> AIM OF THE EXERCISE
Copy the lines of the data below exactly, starting at the first and stopping after the line that contains "const corrMax = 1;"; include no pictures.

------ SOURCE DATA ------

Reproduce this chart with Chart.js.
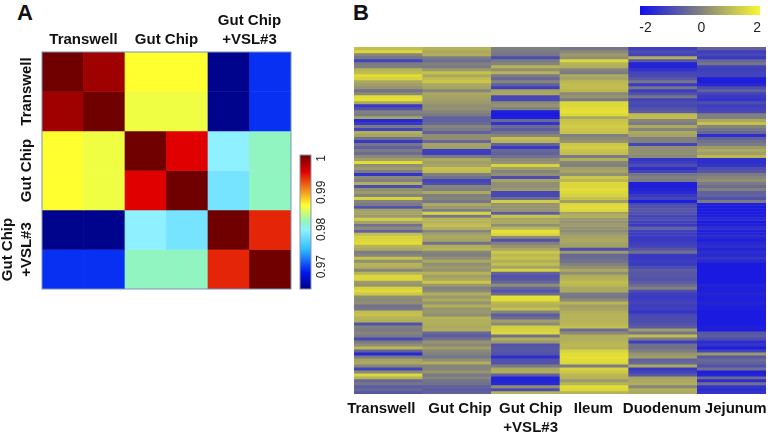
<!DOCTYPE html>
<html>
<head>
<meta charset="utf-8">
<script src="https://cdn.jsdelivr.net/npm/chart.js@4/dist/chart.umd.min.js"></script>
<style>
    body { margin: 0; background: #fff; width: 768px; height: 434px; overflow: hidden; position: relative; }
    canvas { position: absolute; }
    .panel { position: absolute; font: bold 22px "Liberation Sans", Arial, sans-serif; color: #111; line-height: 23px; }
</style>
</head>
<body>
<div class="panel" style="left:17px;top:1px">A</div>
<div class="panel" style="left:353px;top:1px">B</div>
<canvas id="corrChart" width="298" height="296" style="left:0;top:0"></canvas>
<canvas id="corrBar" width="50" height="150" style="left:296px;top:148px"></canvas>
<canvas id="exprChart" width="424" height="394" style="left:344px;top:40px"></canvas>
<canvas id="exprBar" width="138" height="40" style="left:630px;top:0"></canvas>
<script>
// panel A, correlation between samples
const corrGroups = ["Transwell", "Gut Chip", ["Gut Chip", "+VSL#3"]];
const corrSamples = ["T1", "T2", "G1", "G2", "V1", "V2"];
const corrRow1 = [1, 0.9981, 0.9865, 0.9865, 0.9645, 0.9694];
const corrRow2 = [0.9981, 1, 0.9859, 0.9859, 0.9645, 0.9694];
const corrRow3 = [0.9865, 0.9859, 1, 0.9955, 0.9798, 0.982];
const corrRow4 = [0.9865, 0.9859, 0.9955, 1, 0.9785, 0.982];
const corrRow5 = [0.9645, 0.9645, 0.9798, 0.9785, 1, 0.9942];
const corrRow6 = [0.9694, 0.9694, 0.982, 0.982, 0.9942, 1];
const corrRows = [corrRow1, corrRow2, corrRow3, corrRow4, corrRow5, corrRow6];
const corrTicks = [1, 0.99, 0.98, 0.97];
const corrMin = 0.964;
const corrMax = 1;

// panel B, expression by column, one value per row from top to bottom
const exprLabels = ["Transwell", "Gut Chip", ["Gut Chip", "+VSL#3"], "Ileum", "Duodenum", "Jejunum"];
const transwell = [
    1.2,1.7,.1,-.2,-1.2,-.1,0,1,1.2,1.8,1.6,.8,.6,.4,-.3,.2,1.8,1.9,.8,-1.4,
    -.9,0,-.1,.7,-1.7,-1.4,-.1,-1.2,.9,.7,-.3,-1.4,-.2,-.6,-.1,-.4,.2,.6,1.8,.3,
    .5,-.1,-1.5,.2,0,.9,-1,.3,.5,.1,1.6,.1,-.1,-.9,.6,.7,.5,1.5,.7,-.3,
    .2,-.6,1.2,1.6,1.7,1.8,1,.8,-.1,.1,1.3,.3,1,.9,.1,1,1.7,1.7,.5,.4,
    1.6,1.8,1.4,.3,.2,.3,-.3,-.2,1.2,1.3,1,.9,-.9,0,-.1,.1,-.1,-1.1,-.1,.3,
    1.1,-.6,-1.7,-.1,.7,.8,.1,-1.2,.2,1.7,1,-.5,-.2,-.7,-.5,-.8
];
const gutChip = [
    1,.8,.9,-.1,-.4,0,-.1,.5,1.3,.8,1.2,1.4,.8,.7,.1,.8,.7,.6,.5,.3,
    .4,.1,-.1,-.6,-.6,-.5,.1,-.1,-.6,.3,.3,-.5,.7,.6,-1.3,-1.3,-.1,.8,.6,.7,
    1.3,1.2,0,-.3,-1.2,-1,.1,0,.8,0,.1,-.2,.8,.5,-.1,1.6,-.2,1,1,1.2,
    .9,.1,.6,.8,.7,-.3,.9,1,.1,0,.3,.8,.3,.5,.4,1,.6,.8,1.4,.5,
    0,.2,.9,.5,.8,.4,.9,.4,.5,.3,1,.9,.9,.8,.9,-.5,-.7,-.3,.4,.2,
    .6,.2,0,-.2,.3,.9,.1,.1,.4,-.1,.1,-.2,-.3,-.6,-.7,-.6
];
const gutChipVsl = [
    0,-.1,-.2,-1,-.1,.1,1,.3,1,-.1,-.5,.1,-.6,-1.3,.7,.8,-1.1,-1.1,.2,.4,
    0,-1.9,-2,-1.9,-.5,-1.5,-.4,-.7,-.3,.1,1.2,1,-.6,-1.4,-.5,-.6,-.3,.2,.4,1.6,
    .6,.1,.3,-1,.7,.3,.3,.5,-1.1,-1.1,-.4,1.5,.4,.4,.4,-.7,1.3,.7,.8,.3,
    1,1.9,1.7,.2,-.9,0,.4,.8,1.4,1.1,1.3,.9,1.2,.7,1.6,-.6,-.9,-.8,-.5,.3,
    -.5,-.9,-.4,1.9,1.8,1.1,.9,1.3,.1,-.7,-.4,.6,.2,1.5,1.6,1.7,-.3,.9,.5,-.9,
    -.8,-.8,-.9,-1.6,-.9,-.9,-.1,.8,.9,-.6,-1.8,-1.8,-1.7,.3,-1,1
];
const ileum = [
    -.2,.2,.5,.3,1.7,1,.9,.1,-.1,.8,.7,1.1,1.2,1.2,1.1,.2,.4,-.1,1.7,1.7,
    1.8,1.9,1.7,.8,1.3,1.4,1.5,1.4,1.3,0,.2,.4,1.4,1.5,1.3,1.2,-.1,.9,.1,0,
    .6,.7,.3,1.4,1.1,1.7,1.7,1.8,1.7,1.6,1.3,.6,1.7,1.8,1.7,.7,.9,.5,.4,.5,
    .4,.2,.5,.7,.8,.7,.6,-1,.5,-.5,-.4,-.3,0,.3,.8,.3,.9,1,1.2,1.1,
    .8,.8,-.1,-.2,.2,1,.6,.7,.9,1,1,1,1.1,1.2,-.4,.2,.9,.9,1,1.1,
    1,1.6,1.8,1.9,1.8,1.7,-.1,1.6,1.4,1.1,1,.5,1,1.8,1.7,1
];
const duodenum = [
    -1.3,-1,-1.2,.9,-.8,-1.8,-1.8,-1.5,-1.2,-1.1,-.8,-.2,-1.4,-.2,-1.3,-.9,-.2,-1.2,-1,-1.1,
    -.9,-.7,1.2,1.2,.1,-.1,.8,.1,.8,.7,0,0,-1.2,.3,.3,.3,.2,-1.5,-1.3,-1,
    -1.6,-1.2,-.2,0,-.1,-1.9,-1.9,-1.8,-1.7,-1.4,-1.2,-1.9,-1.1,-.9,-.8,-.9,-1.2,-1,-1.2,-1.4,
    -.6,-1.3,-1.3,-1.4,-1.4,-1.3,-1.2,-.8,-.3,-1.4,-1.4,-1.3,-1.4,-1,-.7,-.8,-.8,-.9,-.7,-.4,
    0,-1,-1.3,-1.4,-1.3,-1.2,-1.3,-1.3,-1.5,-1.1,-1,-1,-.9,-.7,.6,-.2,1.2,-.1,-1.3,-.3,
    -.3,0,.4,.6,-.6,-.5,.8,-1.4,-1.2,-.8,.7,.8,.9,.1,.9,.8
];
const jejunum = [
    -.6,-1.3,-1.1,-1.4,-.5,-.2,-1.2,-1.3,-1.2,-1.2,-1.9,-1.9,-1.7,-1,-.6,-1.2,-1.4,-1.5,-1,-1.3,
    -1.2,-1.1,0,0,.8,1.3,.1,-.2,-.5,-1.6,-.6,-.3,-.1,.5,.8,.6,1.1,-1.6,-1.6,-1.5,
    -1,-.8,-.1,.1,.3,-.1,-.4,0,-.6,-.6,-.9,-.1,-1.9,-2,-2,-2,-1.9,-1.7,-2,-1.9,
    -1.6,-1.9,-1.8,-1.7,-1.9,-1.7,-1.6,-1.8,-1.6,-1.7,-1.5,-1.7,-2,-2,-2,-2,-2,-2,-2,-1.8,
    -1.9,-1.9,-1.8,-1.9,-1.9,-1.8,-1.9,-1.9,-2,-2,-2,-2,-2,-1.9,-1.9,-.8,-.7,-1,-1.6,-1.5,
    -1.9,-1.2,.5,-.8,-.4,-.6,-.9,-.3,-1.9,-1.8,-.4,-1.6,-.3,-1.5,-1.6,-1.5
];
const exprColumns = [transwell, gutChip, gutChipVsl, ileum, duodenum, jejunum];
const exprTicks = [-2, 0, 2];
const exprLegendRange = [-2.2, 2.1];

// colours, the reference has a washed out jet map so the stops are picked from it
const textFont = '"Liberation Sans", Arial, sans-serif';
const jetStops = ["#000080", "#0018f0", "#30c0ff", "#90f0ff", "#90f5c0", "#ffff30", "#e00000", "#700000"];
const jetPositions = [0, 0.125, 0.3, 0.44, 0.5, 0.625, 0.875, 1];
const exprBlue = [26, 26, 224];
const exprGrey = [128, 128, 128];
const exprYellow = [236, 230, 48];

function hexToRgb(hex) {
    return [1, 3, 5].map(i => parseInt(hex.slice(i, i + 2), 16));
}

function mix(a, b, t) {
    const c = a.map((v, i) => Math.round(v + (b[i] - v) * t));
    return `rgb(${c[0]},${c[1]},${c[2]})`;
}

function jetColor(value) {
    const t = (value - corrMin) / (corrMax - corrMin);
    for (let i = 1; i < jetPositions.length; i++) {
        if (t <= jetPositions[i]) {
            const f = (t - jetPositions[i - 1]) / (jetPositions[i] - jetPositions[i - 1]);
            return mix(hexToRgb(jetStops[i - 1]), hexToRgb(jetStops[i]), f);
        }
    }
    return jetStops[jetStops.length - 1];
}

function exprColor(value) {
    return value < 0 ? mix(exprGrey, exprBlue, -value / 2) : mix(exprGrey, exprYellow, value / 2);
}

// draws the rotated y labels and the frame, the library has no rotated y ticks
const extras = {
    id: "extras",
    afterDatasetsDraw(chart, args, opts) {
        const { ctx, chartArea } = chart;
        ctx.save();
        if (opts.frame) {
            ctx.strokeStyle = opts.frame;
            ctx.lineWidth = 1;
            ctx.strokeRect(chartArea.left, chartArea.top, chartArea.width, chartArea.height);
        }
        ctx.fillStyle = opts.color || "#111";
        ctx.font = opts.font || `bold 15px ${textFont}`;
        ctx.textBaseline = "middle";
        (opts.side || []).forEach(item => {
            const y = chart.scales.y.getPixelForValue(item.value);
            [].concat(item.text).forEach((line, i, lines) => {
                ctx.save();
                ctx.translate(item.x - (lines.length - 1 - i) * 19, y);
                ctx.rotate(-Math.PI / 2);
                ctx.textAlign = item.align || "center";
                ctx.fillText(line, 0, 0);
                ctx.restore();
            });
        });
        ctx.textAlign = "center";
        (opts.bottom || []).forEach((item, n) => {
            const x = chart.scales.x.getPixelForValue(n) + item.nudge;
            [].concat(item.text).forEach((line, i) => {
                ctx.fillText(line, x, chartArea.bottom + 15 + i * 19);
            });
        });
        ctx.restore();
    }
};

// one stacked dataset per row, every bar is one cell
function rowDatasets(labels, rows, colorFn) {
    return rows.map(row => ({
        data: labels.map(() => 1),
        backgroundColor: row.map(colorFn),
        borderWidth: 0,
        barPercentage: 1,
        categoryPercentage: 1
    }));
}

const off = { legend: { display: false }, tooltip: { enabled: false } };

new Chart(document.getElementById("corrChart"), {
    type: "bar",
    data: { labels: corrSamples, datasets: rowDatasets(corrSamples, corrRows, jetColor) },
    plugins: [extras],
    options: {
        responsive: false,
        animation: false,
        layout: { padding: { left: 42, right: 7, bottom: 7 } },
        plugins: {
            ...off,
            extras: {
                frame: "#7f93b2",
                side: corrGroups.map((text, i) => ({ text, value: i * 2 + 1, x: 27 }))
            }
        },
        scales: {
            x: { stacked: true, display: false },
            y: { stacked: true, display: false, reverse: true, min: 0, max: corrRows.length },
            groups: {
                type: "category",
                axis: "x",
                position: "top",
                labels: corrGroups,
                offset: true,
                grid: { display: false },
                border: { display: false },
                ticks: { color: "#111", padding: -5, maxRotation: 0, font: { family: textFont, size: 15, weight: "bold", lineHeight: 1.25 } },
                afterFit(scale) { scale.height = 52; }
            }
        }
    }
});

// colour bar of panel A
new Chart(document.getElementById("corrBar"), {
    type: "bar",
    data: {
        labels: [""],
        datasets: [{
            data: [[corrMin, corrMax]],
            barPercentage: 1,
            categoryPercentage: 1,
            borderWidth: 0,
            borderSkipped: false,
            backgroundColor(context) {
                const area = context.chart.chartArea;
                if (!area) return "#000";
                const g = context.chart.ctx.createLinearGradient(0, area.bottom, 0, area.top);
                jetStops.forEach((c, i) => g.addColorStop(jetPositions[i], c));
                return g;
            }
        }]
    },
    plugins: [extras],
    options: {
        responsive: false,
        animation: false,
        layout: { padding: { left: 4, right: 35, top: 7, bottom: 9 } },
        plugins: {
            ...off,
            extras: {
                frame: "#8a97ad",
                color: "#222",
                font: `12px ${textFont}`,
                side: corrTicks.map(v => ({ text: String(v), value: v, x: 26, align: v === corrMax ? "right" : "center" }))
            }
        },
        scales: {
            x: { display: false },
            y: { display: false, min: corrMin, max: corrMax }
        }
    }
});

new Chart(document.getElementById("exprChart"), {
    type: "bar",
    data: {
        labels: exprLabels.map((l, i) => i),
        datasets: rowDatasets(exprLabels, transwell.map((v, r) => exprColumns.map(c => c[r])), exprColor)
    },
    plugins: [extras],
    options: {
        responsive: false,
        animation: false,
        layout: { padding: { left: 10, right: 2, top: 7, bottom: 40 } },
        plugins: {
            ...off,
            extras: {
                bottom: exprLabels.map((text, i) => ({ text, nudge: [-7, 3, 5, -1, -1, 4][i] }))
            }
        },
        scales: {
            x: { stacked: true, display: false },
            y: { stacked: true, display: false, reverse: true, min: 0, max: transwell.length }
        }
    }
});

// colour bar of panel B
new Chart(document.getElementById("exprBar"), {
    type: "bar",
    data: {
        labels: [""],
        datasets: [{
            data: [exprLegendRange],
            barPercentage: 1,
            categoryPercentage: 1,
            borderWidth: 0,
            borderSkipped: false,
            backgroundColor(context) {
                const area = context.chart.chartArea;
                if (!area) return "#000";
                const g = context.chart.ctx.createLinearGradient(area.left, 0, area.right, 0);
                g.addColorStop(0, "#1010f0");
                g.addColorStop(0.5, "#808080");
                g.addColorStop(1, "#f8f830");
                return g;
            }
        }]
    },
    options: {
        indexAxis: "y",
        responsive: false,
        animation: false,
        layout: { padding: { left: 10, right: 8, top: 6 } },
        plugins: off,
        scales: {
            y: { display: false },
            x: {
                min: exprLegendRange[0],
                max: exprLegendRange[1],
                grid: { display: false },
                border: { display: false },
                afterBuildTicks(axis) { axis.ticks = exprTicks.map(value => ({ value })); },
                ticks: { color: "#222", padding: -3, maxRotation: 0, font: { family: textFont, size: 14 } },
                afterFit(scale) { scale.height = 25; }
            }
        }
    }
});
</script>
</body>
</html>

------

> SOLUTION FOR THIS PROBLEM
Reproduce this chart with Chart.js.
<!DOCTYPE html>
<html>
<head>
<meta charset="utf-8">
<script src="https://cdn.jsdelivr.net/npm/chart.js@4/dist/chart.umd.min.js"></script>
<style>
    body { margin: 0; background: #fff; width: 768px; height: 434px; overflow: hidden; position: relative; }
    canvas { position: absolute; }
    .panel { position: absolute; font: bold 22px "Liberation Sans", Arial, sans-serif; color: #111; line-height: 23px; }
</style>
</head>
<body>
<div class="panel" style="left:17px;top:1px">A</div>
<div class="panel" style="left:353px;top:1px">B</div>
<canvas id="corrChart" width="298" height="296" style="left:0;top:0"></canvas>
<canvas id="corrBar" width="50" height="150" style="left:296px;top:148px"></canvas>
<canvas id="exprChart" width="424" height="394" style="left:344px;top:40px"></canvas>
<canvas id="exprBar" width="138" height="40" style="left:630px;top:0"></canvas>
<script>
// panel A, correlation between samples
const corrGroups = ["Transwell", "Gut Chip", ["Gut Chip", "+VSL#3"]];
const corrSamples = ["T1", "T2", "G1", "G2", "V1", "V2"];
const corrRow1 = [1, 0.9981, 0.9865, 0.9865, 0.9645, 0.9694];
const corrRow2 = [0.9981, 1, 0.9859, 0.9859, 0.9645, 0.9694];
const corrRow3 = [0.9865, 0.9859, 1, 0.9955, 0.9798, 0.982];
const corrRow4 = [0.9865, 0.9859, 0.9955, 1, 0.9785, 0.982];
const corrRow5 = [0.9645, 0.9645, 0.9798, 0.9785, 1, 0.9942];
const corrRow6 = [0.9694, 0.9694, 0.982, 0.982, 0.9942, 1];
const corrRows = [corrRow1, corrRow2, corrRow3, corrRow4, corrRow5, corrRow6];
const corrTicks = [1, 0.99, 0.98, 0.97];
const corrMin = 0.964;
const corrMax = 1;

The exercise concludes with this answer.